En termes technologiques, le développement de solutions fiables et sécurisées (via la blockchain, par exemple) est essentiel pour garantir l’authenticité et l’inviolabilité des informations contenues dans chaque passeport.
La mise en place du passeport numérique requiert un investissement initial pour l’acquisition et la gestion des données produits, ainsi que la formation des équipes. Cependant, les bénéfices à long terme, en termes de réduction des coûts, de transparence et de conformité, surpassent largement cet investissement.
Une sensibilisation accrue des consommateurs est également indispensable pour maximiser l’impact du passeport numérique. Plus les clients sont informés, plus ils seront enclins à choisir des produits traçables et écoresponsables. Ce qui créé un cercle vertueux pour l’industrie.
Pour les petites entreprises, l’intégration du passeport numérique peut sembler complexe. En revanche, avec le soutien de partenariats publics-privés et la mise à disposition d’outils simplifiés, l’adoption pourrait se faire progressivement. Ce passeport numérique des produits s’adaptera à l’échelle des entreprises de toutes tailles.
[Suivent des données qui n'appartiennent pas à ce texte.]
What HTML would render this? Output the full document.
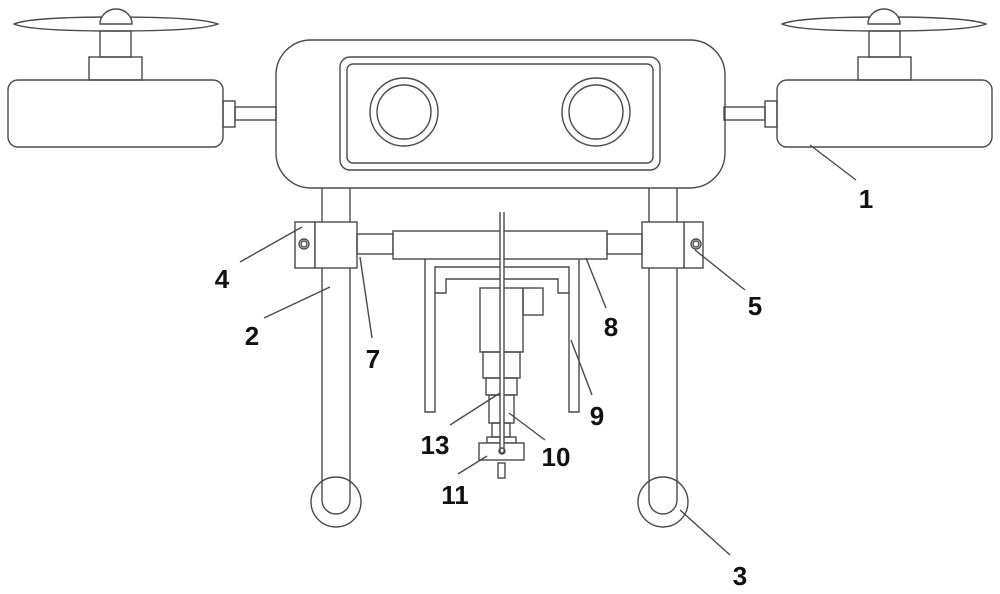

Le passeport numérique des produits est plus qu’une innovation technologique. Il est une révolution pour la durabilité dans le secteur e-commerce et logistique. Elle permettra aux parties prenantes de l’ensemble de la chaîne de valeur (producteurs, importateurs, distributeurs, réparateurs, recycleurs, consommateurs, etc.) de partager et d’accéder à ces datas. Il offre une transparence inégalée, optimise le recyclage. Il permet de réduire les coûts logistiques. Celui ci s’inscrit comme un pilier essentiel pour l’économie circulaire. L’essor de ce dispositif permettra non seulement de répondre aux attentes des consommateurs, mais également de préparer les entreprises aux défis environnementaux et réglementaires de demain.
Les industriels ont tout à gagner en adoptant cette innovation. Le passeport numérique est la clé pour bâtir un modèle d’affaires durable. Il est en phase avec les valeurs écoresponsables de la nouvelle économie.